HIV and Women: Prevention Challenges
Social barriers such as racism, discrimination, and HIV stigma have a major impact on health and well-being. These factors prevent some women from seeking and receiving high-quality health care, including HIV testing, treatment, and other prevention services. Addressing these barriers and encouraging safe and supportive communities can help improve health outcomes for women.
In addition to the social issues that affect some women, other factors can increase the chances of getting or transmitting HIV:
Knowledge of HIV status. Women who don’t know they have HIV can’t get the medicine they need to stay healthy and prevent transmitting HIV to their partners. Therefore, they may pass HIV to others without knowing it.
Sex partner’s risk factors. Because some women may be unaware of their male partner’s risk factors for HIV (such as injection drug use or having sex with men), they may not use a condom or medicine to prevent HIV.
Knowledge of PrEP (pre-exposure prophylaxis). PrEP is highly effective for preventing HIV, yet PrEP use among women is very low. Barriers include lack of awareness, negative experiences with providers, lack of confidence that providers know about PrEP, daily uptake, and negative response from partner.
Mental health. Women with HIV who experience depression, anxiety, or posttraumatic stress disorder may be less likely to seek HIV care or stay engaged in care.
Sexual behaviors. In general, receptive sex is riskier than insertive sex.
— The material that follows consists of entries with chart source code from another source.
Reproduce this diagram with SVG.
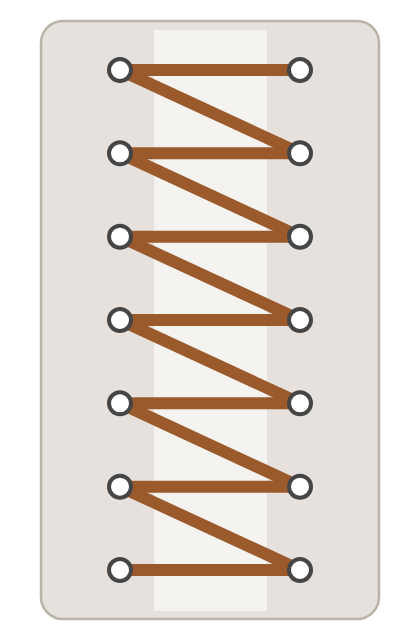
<svg xmlns="http://www.w3.org/2000/svg" width="420" height="640" viewBox="0 0 420 640">
<defs>
<style>
.lace{stroke:#9b5a2c;stroke-width:12;stroke-linecap:butt;fill:none}
.eye{fill:#ffffff;stroke:#454545;stroke-width:4}
</style>
</defs>
<rect x="41" y="21" width="338" height="598" rx="22" fill="#e6e1dc" stroke="#b9b3a8" stroke-width="2.5"/>
<rect x="154" y="30" width="113" height="581" fill="#f5f3f0"/>
<g id="connectors">
<line class="lace" x1="120" y1="70" x2="300" y2="70"/>
<line class="lace" x1="120" y1="70" x2="300" y2="153.3"/>
<line class="lace" x1="120" y1="153.3" x2="300" y2="153.3"/>
<line class="lace" x1="120" y1="153.3" x2="300" y2="236.7"/>
<line class="lace" x1="120" y1="236.7" x2="300" y2="236.7"/>
<line class="lace" x1="120" y1="236.7" x2="300" y2="320"/>
<line class="lace" x1="120" y1="320" x2="300" y2="320"/>
<line class="lace" x1="120" y1="320" x2="300" y2="403.3"/>
<line class="lace" x1="120" y1="403.3" x2="300" y2="403.3"/>
<line class="lace" x1="120" y1="403.3" x2="300" y2="486.7"/>
<line class="lace" x1="120" y1="486.7" x2="300" y2="486.7"/>
<line class="lace" x1="120" y1="486.7" x2="300" y2="570"/>
<line class="lace" x1="120" y1="570" x2="300" y2="570"/>
</g>
<g id="L1"><circle class="eye" cx="120" cy="70" r="11"/></g>
<g id="R1"><circle class="eye" cx="300" cy="70" r="11"/></g>
<g id="L2"><circle class="eye" cx="120" cy="153.3" r="11"/></g>
<g id="R2"><circle class="eye" cx="300" cy="153.3" r="11"/></g>
<g id="L3"><circle class="eye" cx="120" cy="236.7" r="11"/></g>
<g id="R3"><circle class="eye" cx="300" cy="236.7" r="11"/></g>
<g id="L4"><circle class="eye" cx="120" cy="320" r="11"/></g>
<g id="R4"><circle class="eye" cx="300" cy="320" r="11"/></g>
<g id="L5"><circle class="eye" cx="120" cy="403.3" r="11"/></g>
<g id="R5"><circle class="eye" cx="300" cy="403.3" r="11"/></g>
<g id="L6"><circle class="eye" cx="120" cy="486.7" r="11"/></g>
<g id="R6"><circle class="eye" cx="300" cy="486.7" r="11"/></g>
<g id="L7"><circle class="eye" cx="120" cy="570" r="11"/></g>
<g id="R7"><circle class="eye" cx="300" cy="570" r="11"/></g>
</svg>
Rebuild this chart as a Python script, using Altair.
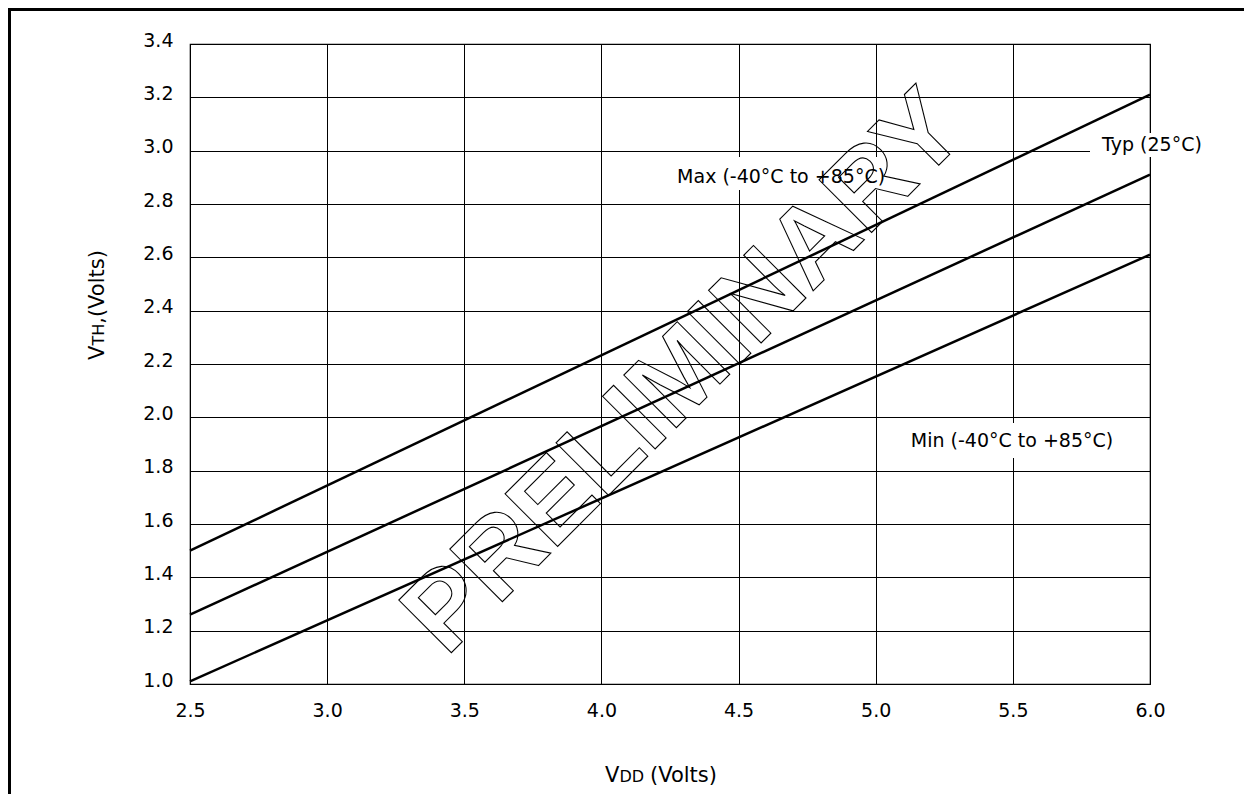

This means that women are more likely to get HIV during vaginal or anal sex
Sexually transmitted diseases (STDs). Some STDs, such as gonorrhea and syphilis, can increase the likelihood of getting or transmitting HIV.
Intimate partner violence (IPV). Women who have been exposed to IPV (for example, physical or sexual violence, stalking, or mental abuse by a current or past partner) may be more likely to engage in risky behaviors or be forced to have sex without a condom or medicines to prevent or treat HIV.